Bahkan Peneliti Pusat Kajian Anti Korupsi Universitas Gadjah Mada (Pukat UGM) Zaenur Rohman menilai pemberian remisi Djoko Tjandra tidak tepat dan melanggar hukum, sebab sesuai Peraturan Pemerintah (PP) Nomor 99 Tahun 2012 tentang Syarat dan Tata Cara Pelaksanaan Hak Warga Binaan Pemasyarakatan, pemberian remisi untuk terpidana kasus korupsi harus memenuhi dua syarat, yaitu berstatus sebagai justice collaborator, dan telah membayar lunas denda dan uang pengganti sesuai putusan pengadilan. Sedangkan Djoko Tjandra bukan merupakan justice collaborator, justru merupakan pelaku utama.


Adanya remisi terhadap narapidana korupsi terutama Djoko Tjandra menunjukkan sikap pemerintah dalam kasus korupsi dengan bukti nyata memberi remisi, padahal Joko Candra dinilai tidak layak memperoleh remisi. Memang di satu sisi hal itu sebagai konsekwensi peralihan status pegawai KPK mejadi ASN, maka sudah pasti berada di bawah kendali pemerintah.


Runtutan kejadian berkaitan koruptor yang terjadi di tanah air seakan menjadi bukti nyata prediksi Koordinator Masyarakat Antikorupsi Indonesia (MAKI) Boyamin Saiman beberapa waktu lalu, saat menilai keputusan jaksa penuntut umum terkait pengajuan kasasi ke Mahkamah Agung (MA) atas putusan banding Djoko Tjandra merupakan drama yang diperpanjang, sebagaimana dikutip dari kompas.com (12/8/2021).

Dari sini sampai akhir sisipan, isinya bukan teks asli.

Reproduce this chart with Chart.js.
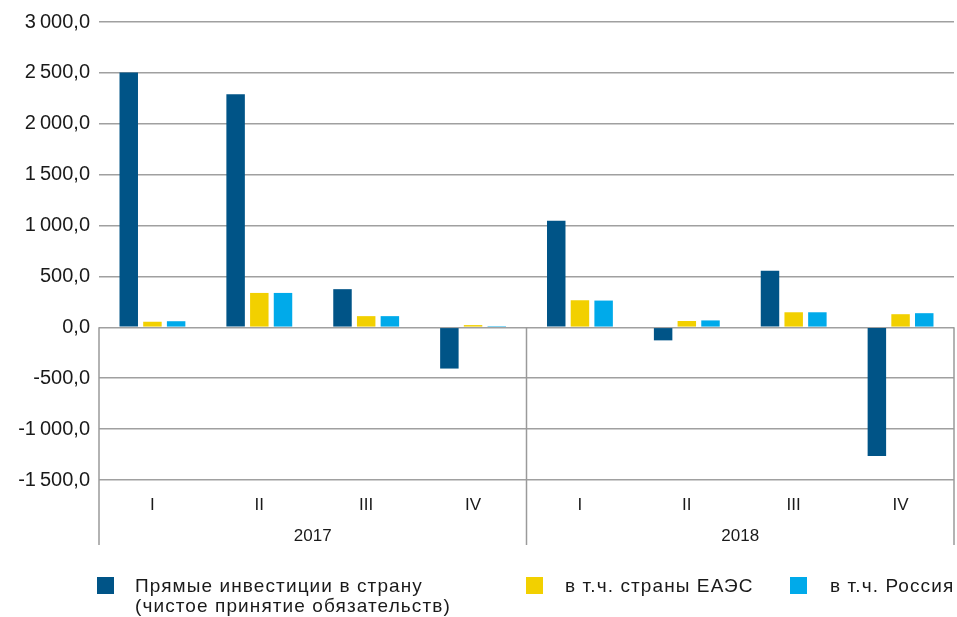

Remisi Joko Tjandra menunjukkan bahwa pemerintah memiliki andil dalam pengurangan hukuman koruptor, namun diam seribu basa saat alih status pegawai KPK menjadi ASN yang dianggap merugikan para pegawai yang kredibilitas dan berani dengan ending dipecat.


Peringatan hari kemerdekaan baru-baru ini sepertinya justru menjadi kemerdekaan bagi para koruptor sebagaimana pernyataan Direktur Pusat Studi Konstitusi Fakultas Hukum Universitas Andalas Feri Amsari, dikutip dari kompas.com (20/8/2021).



Benarkah korupsi kian membudaya dan menjadi tradisi karena akar-akarnya telah kuat menancap di bumi yang kita cintai? Hanya Tuhan, kita, dan koruptor yang tahu.